Last week, Rep Gallego (D,AZ) introduced HR 6088, the Water Infrastructure Modernization Act. The bill would amend 42 USC 300j–12, State Revolving Loan Funds, by adding a new subsection (u), Smart Water Infrastructure Technology For Drinking Water. It would establish a new grant program for “owners or operators of community water systems for purposes of the planning, design, construction of, and operations training” relating to smart water infrastructure. The bill would authorize $25 million per year through 2027 for the new grant program.
Neither Gallego nor his sole cosponsor {Rep Katko (R,NY)} are members of the House Energy and Commerce Committee to which this bill was assigned for consideration. This means that there is unlikely to be sufficient influence to see this bill considered in Committee. If the bill were considered, I suspect that it would draw bipartisan support and would be able to move to the floor of the House under the suspension of the rules process.
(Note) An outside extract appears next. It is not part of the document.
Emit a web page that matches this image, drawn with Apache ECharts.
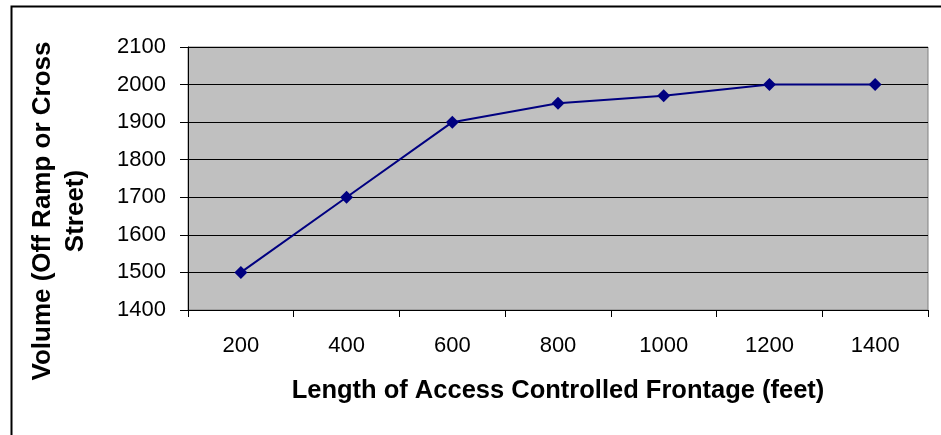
<!DOCTYPE html>
<html><head><meta charset="utf-8">
<script src="https://cdn.jsdelivr.net/npm/echarts@6/dist/echarts.min.js"></script>
<style>html,body{margin:0;padding:0;background:#fff}#c{width:941px;height:435px}</style>
</head><body><div id="c"></div>
<script>
const categories = ['200','400','600','800','1000','1200','1400'];
const volumes = [1500, 1700, 1900, 1950, 1970, 2000, 2000];
const yTicks = {min: 1400, max: 2100, interval: 100};
const xTitle = 'Length of Access Controlled Frontage (feet)';
const yTitleLines = ['Volume (Off Ramp or Cross', 'Street)'];

const chart = echarts.init(document.getElementById('c'), null, {renderer: 'canvas'});
const F = '"Liberation Sans", Arial, sans-serif';
chart.setOption({
  animation: false,
  backgroundColor: '#fff',
  grid: {left: 188, top: 47, right: 13, bottom: 125, show: true, backgroundColor: '#C0C0C0', borderColor: '#808080', borderWidth: 1},
  xAxis: {
    type: 'category', data: categories, boundaryGap: true,
    axisLine: {lineStyle: {color: '#000', width: 1}},
    axisTick: {show: true, length: 7, lineStyle: {color: '#000'}},
    axisLabel: {color: '#000', fontFamily: F, fontSize: 22, margin: 25},
    name: xTitle, nameLocation: 'middle', nameGap: 68,
    nameTextStyle: {color: '#000', fontFamily: F, fontSize: 25.5, fontWeight: 'bold'}
  },
  yAxis: {
    type: 'value', min: yTicks.min, max: yTicks.max, interval: yTicks.interval,
    axisLine: {show: true, lineStyle: {color: '#000', width: 1}},
    axisTick: {show: true, length: 8, lineStyle: {color: '#000'}},
    axisLabel: {color: '#000', fontFamily: F, fontSize: 22, margin: 22, formatter: v => String(v)},
    splitLine: {show: true, lineStyle: {color: '#000', width: 1}}
  },
  graphic: [
    {type: 'rect', shape: {x: 11.5, y: 6.5, width: 940, height: 440}, style: {fill: 'none', stroke: '#000', lineWidth: 2}, z: 100},
    {type: 'text', x: 59, y: 211, rotation: Math.PI/2, style: {text: yTitleLines.join('\n'), fill: '#000', font: 'bold 26px ' + F, textAlign: 'center', textVerticalAlign: 'middle', lineHeight: 33}}
  ],
  series: [{
    type: 'line', data: volumes,
    symbol: 'diamond', symbolSize: 13,
    lineStyle: {color: '#000080', width: 2},
    itemStyle: {color: '#000080'}
  }]
});
</script></body></html>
This bill would provide support for smart system technologies, including extensive sensor suites, operational controls and operations management, but there is no mention of any requirement to provide cybersecurity protections for those technologies. Any program that is so dependent on technology for success must have cybersecurity as a key part of the design, implementation and support process. To drive support for that necessity, I would suggest inserting a new paragraph (u)(2):
(2) Any program for which a
grant is provided under this section will include a comprehensive cybersecurity
program to protect the operation of the smart water infrastructure technology
funded by the grant. That cybersecurity program will include, as a minimum:
(i) virtual and physical
network segmentation separating the smart water infrastructure technology from
the business networks of the agency being supported,
(ii) least privilege access
controls for the smart water infrastructure networks, including two-factor
authentication for remote access,
(iii) an incident response plan
that allows for continued, uninterrupted drinking water delivery service in the
event of a system failure due to cyberattack, power failure or foreseeable
weather events, and
(iv) an annual third-party audit of cybersecurity controls, software updates, internal system log reviews and incident response reports.